The Cassinian is named for the Fort Cassin Formation of Vermont. Rocks of Cassinian age are found in the Champlain Valley and among other places in North America in the Great Basin of Western Utah and Nevada, and in the uppermost El Paso Group in southern New Mexico and west Texas.

The Cassinian has been given a span of only 1.2 million years, with a range from 473 - 471.8 m.y.a. which may be short, looking at the El Paso section and Early Ordovician cephalopod evolution

In worldwide terms the Cassinian is upper, or late Arenigian which is exactly equivalent to the newly proposed Floian, both spanning the same 6.8 million years.

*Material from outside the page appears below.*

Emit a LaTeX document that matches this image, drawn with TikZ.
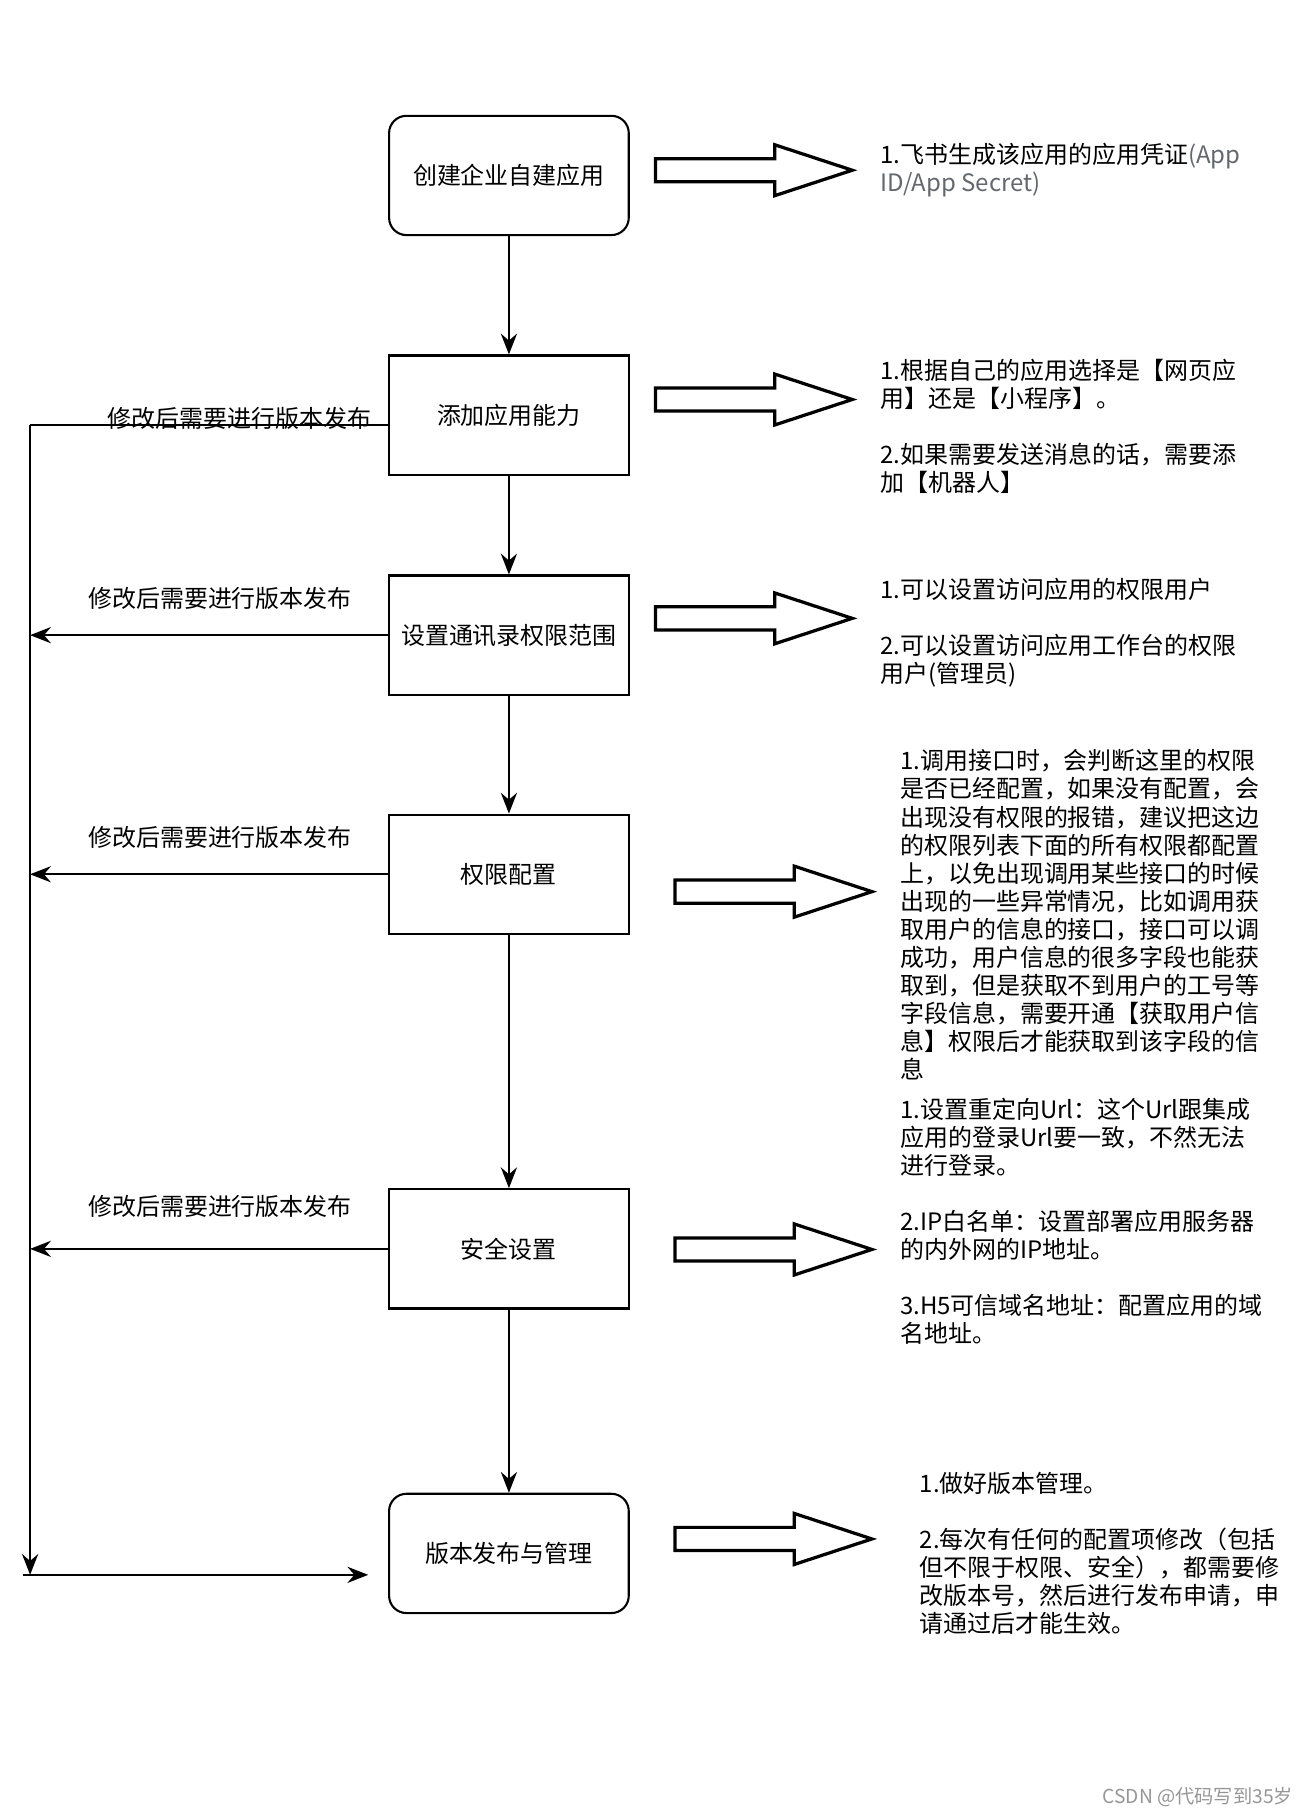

In the four part Canadian series, the Cassinian is late upper Canadian, preceded by the Jeffersonian, and is equivalent to the upper Blackhillsian stage of the Ibexian which has been sought to replace the Canadian as the Lower Ordovician in North America. However the Ibexian, named for the Ibex region in western Utah, extends 2.7 .m.y. into the Cambrian taking up more than half of the Trempealeauan. The Cassinian is followed in North America by the Whiterockian and by the newer ICS Dapingian, given respective durations of 9.8 and 3.7 m.y. and in older chronologies by the 7.8 million year Llanvirnian.